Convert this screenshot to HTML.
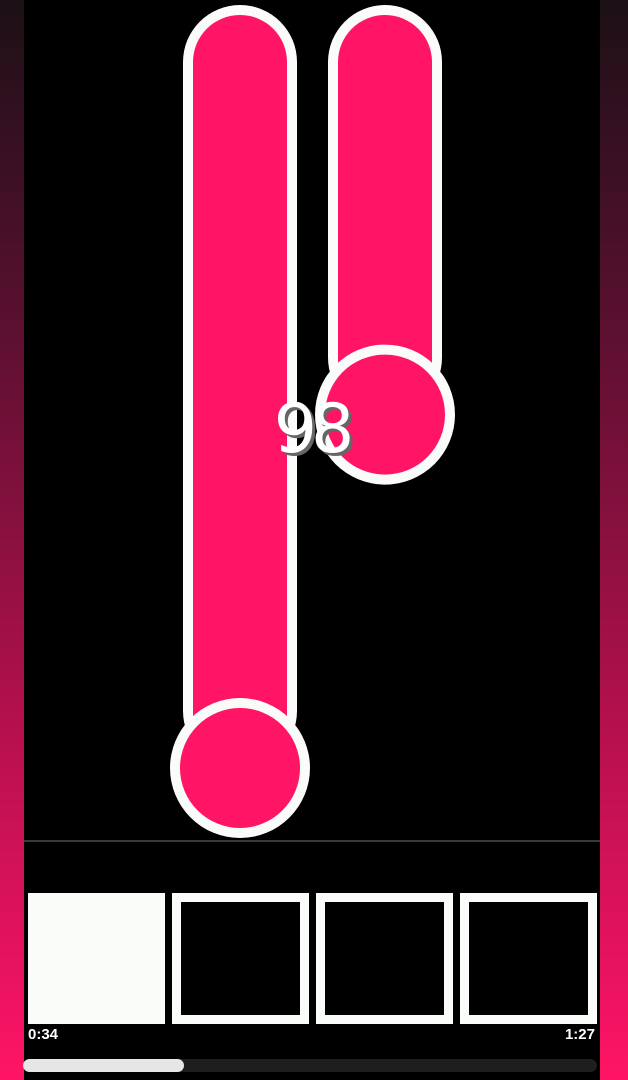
<!DOCTYPE html>
<html><head><meta charset="utf-8"><style>
html,body{margin:0;padding:0;width:628px;height:1080px;overflow:hidden;background:#000;font-family:"Liberation Sans",sans-serif}
.side{position:absolute;top:0;width:24px;height:1080px;background:linear-gradient(#1c1016 0%,#5a1030 30%,#b0104c 65%,#ff1466 100%)}
</style></head><body>
<div class="side" style="left:0"></div>
<div class="side" style="left:600px;width:28px"></div>
<svg id="chart" width="628" height="1080" style="position:absolute;left:0;top:0">
  <line x1="24" y1="841" x2="600" y2="841" stroke="#3a3a3a" stroke-width="2"/>
</svg>
<div style="position:absolute;left:28px;top:893px;width:137px;height:131px;background:#fafcfa"></div>
<div style="position:absolute;left:172px;top:893px;width:119px;height:113px;border:9px solid #fafcfa;background:#000"></div>
<div style="position:absolute;left:316px;top:893px;width:119px;height:113px;border:9px solid #fafcfa;background:#000"></div>
<div style="position:absolute;left:460px;top:893px;width:119px;height:113px;border:9px solid #fafcfa;background:#000"></div>
<div style="position:absolute;left:28px;top:1026px;color:#fff;font-weight:bold;font-size:15px">0:34</div>
<div style="position:absolute;right:33px;top:1026px;color:#fff;font-weight:bold;font-size:15px">1:27</div>
<div style="position:absolute;left:23px;top:1059px;width:574px;height:13px;border-radius:7px;background:#1e1e1e"></div>
<div style="position:absolute;left:23px;top:1059px;width:161px;height:13px;border-radius:7px;background:#e6e6e6"></div>
<script>
const categories = ["left", "right"];
const levels = [0, 51];
const centers = [240, 385];
const labelValue = "98";
const NS = "http://www.w3.org/2000/svg";
const svg = document.getElementById("chart");
function yScale(v){ return 768 - v * (768 - 75) / 100; }
function mk(tag, attrs){ const e = document.createElementNS(NS, tag); for (const k in attrs) e.setAttribute(k, attrs[k]); svg.appendChild(e); return e; }
categories.forEach((c, i) => {
  const cx = centers[i], by = yScale(levels[i]);
  const o = mk("rect", {x: cx-57, y: 5, width: 114, height: by-5, rx: 57, fill: "#fafcfa"});
  
  
  const t = mk("rect", {x: cx-47, y: 15, width: 94, height: by-15, rx: 47, fill: "#ff1466"});
  
  
  const ob = mk("circle", {cx: cx, cy: by, r: 70, fill: "#fafcfa"});
  
  
  const b = mk("circle", {cx: cx, cy: by, r: 60, fill: "#ff1466"});
  
  
});
const sh = mk("text", {x: 314, y: 455, "text-anchor": "middle", "font-size": 68, fill: "#666", "font-family": "DejaVu Sans, sans-serif", "letter-spacing": "-6"});
sh.textContent = labelValue;


const tx = mk("text", {x: 311, y: 452, "text-anchor": "middle", "font-size": 68, fill: "#fff", "font-family": "DejaVu Sans, sans-serif", "letter-spacing": "-6"});
tx.textContent = labelValue;


</script>
</body></html>
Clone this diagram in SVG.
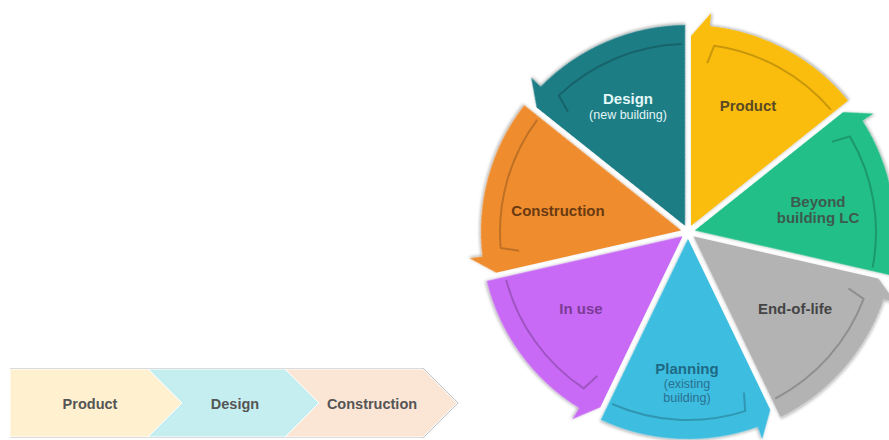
<svg xmlns="http://www.w3.org/2000/svg" width="889" height="440" viewBox="0 0 889 440">
<defs>
<style>
.lbl{font-family:"Liberation Sans",Arial,sans-serif;font-weight:bold;font-size:15px;text-anchor:middle}
.sub{font-family:"Liberation Sans",Arial,sans-serif;font-size:12.5px;text-anchor:middle}
.inner{fill:none;stroke:#000;stroke-opacity:0.2;stroke-width:2;stroke-linejoin:round}
.chev{stroke:#fff;stroke-width:1}
.chev-t{font-family:"Liberation Sans",Arial,sans-serif;font-weight:bold;font-size:14.5px;fill:#555;text-anchor:middle}
</style>
<filter id="sh" x="-10%" y="-10%" width="125%" height="125%"><feDropShadow dx="1" dy="1.5" stdDeviation="1.5" flood-color="#000" flood-opacity="0.3"/></filter>
<path id="slice" d="M6.23 3 L196 3 L218.79 23 L205.87 21.64 A207 207 0 0 1 131.38 159.95 Z"/>
<path id="arc" d="M168.9 19.24 L186.17 26.16 A188 188 0 0 1 122.1 142.96"/>
</defs>
<rect width="889" height="440" fill="#fff"/>
<g id="wheel">
<g id="product">
<use href="#slice" transform="translate(688 232) rotate(-90)" fill="#fbbd0c" filter="url(#sh)"/>
<use href="#arc" class="inner" transform="translate(688 232) rotate(-90)"/>
<text class="lbl" x="748" y="111" fill="#5a4a22">Product</text>
</g>
<g id="beyond">
<use href="#slice" transform="translate(688 232) rotate(-38.57)" fill="#22bf88" filter="url(#sh)"/>
<use href="#arc" class="inner" transform="translate(688 232) rotate(-38.57)"/>
<text class="lbl" x="818" y="207" fill="#3d5a4e">Beyond</text>
<text class="lbl" x="818" y="223" fill="#3d5a4e">building LC</text>
</g>
<g id="endoflife">
<use href="#slice" transform="translate(688 232) rotate(12.86)" fill="#b3b3b3" filter="url(#sh)"/>
<use href="#arc" class="inner" transform="translate(688 232) rotate(12.86)"/>
<text class="lbl" x="795" y="314" fill="#454545">End-of-life</text>
</g>
<g id="planning">
<use href="#slice" transform="translate(688 232) rotate(64.29)" fill="#3dbde0" filter="url(#sh)"/>
<use href="#arc" class="inner" transform="translate(688 232) rotate(64.29)"/>
<text class="lbl" x="687" y="374" fill="#1d6a85">Planning</text>
<text class="sub" x="687" y="388" fill="#2a7090">(existing</text>
<text class="sub" x="687" y="402" fill="#2a7090">building)</text>
</g>
<g id="inuse">
<use href="#slice" transform="translate(688 232) rotate(115.71)" fill="#c86af5" filter="url(#sh)"/>
<use href="#arc" class="inner" transform="translate(688 232) rotate(115.71)"/>
<text class="lbl" x="581" y="314" fill="#7b3b96" font-weight="normal">In use</text>
</g>
<g id="construction">
<use href="#slice" transform="translate(688 232) rotate(167.14)" fill="#ef8d2f" filter="url(#sh)"/>
<use href="#arc" class="inner" transform="translate(688 232) rotate(167.14)"/>
<text class="lbl" x="558" y="216" fill="#6a3a12">Construction</text>
</g>
<g id="design">
<use href="#slice" transform="translate(688 232) rotate(218.57)" fill="#1b7d85" filter="url(#sh)"/>
<use href="#arc" class="inner" transform="translate(688 232) rotate(218.57)"/>
<text class="lbl" x="628" y="104" fill="#e3f8f8">Design</text>
<text class="sub" x="628" y="119" fill="#e3f4f4">(new building)</text>
</g>
<circle cx="688" cy="232" r="6" fill="#fff"/>
</g>
<g id="chevrons">
<path d="M10 369 L423 369 L457 403 L423 437 L10 437" fill="none" stroke="#b8b8b8" stroke-width="2"/>
<g id="chev-product">
<path class="chev" d="M10 369 L148 369 L182 403 L148 437 L10 437 Z" fill="#fff1cf"/>
<text class="chev-t" x="90" y="409">Product</text>
</g>
<g id="chev-design">
<path class="chev" d="M148 369 L285 369 L319 403 L285 437 L148 437 L182 403 Z" fill="#c5eef0"/>
<text class="chev-t" x="235" y="409">Design</text>
</g>
<g id="chev-construction">
<path class="chev" d="M285 369 L423 369 L457 403 L423 437 L285 437 L319 403 Z" fill="#fbe6d5"/>
<text class="chev-t" x="372" y="409">Construction</text>
</g>
</g>
</svg>
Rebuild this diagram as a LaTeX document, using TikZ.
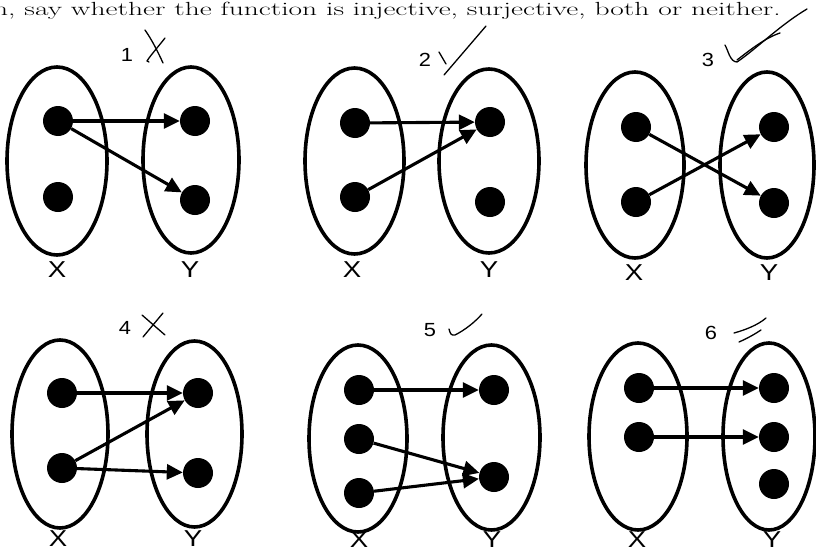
\documentclass[tikz,border=0pt]{standalone}
\usepackage{fontspec}
\usepackage{tikz}
\usetikzlibrary{arrows.meta}
\newfontfamily\labelfont{Liberation Sans}

\begin{document}
\begin{tikzpicture}[x=1pt,y=-1pt,
  setline/.style={line width=3.6pt},
  elem/.style={circle,fill=black,inner sep=0pt,minimum size=30pt},
  mapto/.style={line width=3.1pt,-{Triangle[length=16pt,width=15pt]}},
  setname/.style={font=\labelfont\fontsize{23}{23}\selectfont,inner sep=0pt,xscale=1.2},
  qnum/.style={font=\labelfont\fontsize{19}{19}\selectfont,inner sep=0pt,xscale=1.15},
  pen/.style={line width=1.3pt,line cap=round,line join=round}]

\useasboundingbox (0,0) rectangle (816,554);
\clip (0,0) rectangle (816,554);

% =========================
% QUESTION TEXT (cut at the left)
% =========================
\node[anchor=base east,inner sep=0pt,xscale=1.55,font=\fontsize{19}{19}\selectfont] (task)
at (781,15) {n, say whether the function is injective, surjective, both or neither.};

% =========================
% DIAGRAM 1
% =========================
\draw[setline] (57,161) ellipse [x radius=50pt, y radius=94pt];
\draw[setline] (191,160) ellipse [x radius=48pt, y radius=93pt];
\node[elem] (a1) at (58,121) {};
\node[elem] (a2) at (58,197) {};
\node[elem] (b1) at (195,121) {};
\node[elem] (b2) at (195,200) {};
\draw[mapto] (a1) -- (b1);
\draw[mapto] (a1) -- (b2);
\node[setname] (xa) at (57,270) {X};
\node[setname] (ya) at (190,270) {Y};
\node[qnum] (na) at (127,55) {1};
% marking
\draw[pen] (145,30) .. controls (152,40) and (158,52) .. (163,63);
\draw[pen] (165,38) .. controls (158,47) and (150,56) .. (147,61) -- (149,62);

% =========================
% DIAGRAM 2
% =========================
\draw[setline] (354.5,161) ellipse [x radius=49.5pt, y radius=93pt];
\draw[setline] (489,161) ellipse [x radius=50pt, y radius=92pt];
\node[elem] (c1) at (355,123) {};
\node[elem] (c2) at (355,197) {};
\node[elem] (d1) at (490,122) {};
\node[elem] (d2) at (490,202) {};
\draw[mapto] (c1) -- (d1);
\draw[mapto] (c2) -- (d1);
\node[setname] (xb) at (352,270) {X};
\node[setname] (yb) at (489,270) {Y};
\node[qnum] (nb) at (425,60) {2};
% marking
\draw[pen] (439,52) -- (446,64);
\draw[pen] (444,75) -- (486,26);

% =========================
% DIAGRAM 3
% =========================
\draw[setline] (635,165) ellipse [x radius=49pt, y radius=93pt];
\draw[setline] (767,165) ellipse [x radius=47pt, y radius=93pt];
\node[elem] (e1) at (636,127) {};
\node[elem] (e2) at (636,202) {};
\node[elem] (f1) at (774,127) {};
\node[elem] (f2) at (774,203) {};
\draw[mapto] (e1) -- (f2);
\draw[mapto] (e2) -- (f1);
\node[setname] (xc) at (634,273) {X};
\node[setname] (yc) at (769,273) {Y};
\node[qnum] (nc) at (708,60) {3};
% marking
\draw[pen] (725,45) .. controls (728,50) and (730,62) .. (737,62)
  .. controls (755,50) and (780,25) .. (807,9);
\draw[pen] (737,60) .. controls (750,50) and (765,38) .. (780,33);

% =========================
% DIAGRAM 4
% =========================
\draw[setline] (60,434) ellipse [x radius=48pt, y radius=94pt];
\draw[setline] (194.5,434) ellipse [x radius=47.5pt, y radius=93pt];
\node[elem] (g1) at (62,393) {};
\node[elem] (g2) at (62,468) {};
\node[elem] (h1) at (198,393) {};
\node[elem] (h2) at (198,473) {};
\draw[mapto] (g1) -- (h1);
\draw[mapto] (g2) -- (h1);
\draw[mapto] (g2) -- (h2);
\node[setname] (xd) at (58,539) {X};
\node[setname] (yd) at (193,539) {Y};
\node[qnum] (nd) at (125,328) {4};
% marking
\draw[pen] (142,315) -- (165,335);
\draw[pen] (163,313) -- (143,337);

% =========================
% DIAGRAM 5
% =========================
\draw[setline] (358,438.5) ellipse [x radius=49pt, y radius=93.5pt];
\draw[setline] (491.5,437.5) ellipse [x radius=48.5pt, y radius=92.5pt];
\node[elem] (p1) at (359,390) {};
\node[elem] (p2) at (359,439) {};
\node[elem] (p3) at (359,493) {};
\node[elem] (q1) at (494,390) {};
\node[elem] (q2) at (494,477) {};
\draw[mapto] (p1) -- (q1);
\draw[mapto] (p2) -- (q2);
\draw[mapto] (p3) -- (q2);
\node[setname] (xe) at (359,540) {X};
\node[setname] (ye) at (492,540) {Y};
\node[qnum] (ne) at (430,330) {5};
% marking
\draw[pen] (449,329) .. controls (450,333) and (451,336) .. (455,335)
  .. controls (465,330) and (475,322) .. (482,314);

% =========================
% DIAGRAM 6
% =========================
\draw[setline] (638,436.5) ellipse [x radius=49pt, y radius=93.5pt];
\draw[setline] (769,436.5) ellipse [x radius=46pt, y radius=93.5pt];
\node[elem] (r1) at (639,388) {};
\node[elem] (r2) at (639,437) {};
\node[elem] (s1) at (774,388) {};
\node[elem] (s2) at (774,437) {};
\node[elem] (s3) at (774,484) {};
\draw[mapto] (r1) -- (s1);
\draw[mapto] (r2) -- (s2);
\node[setname] (xf) at (637,540) {X};
\node[setname] (yf) at (772,540) {Y};
\node[qnum] (nf) at (711,333) {6};
% marking
\draw[pen] (734,333) .. controls (745,330) and (758,325) .. (766,318);
\draw[pen] (739,342) .. controls (748,338) and (755,334) .. (761,330);

\end{tikzpicture}
\end{document}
··········
For each line in the data above that contains the string "this", extract the line.

Convert this screenshot to HTML.
Clone this diagram in SVG.
Rebuild this diagram as a LaTeX document, using TikZ.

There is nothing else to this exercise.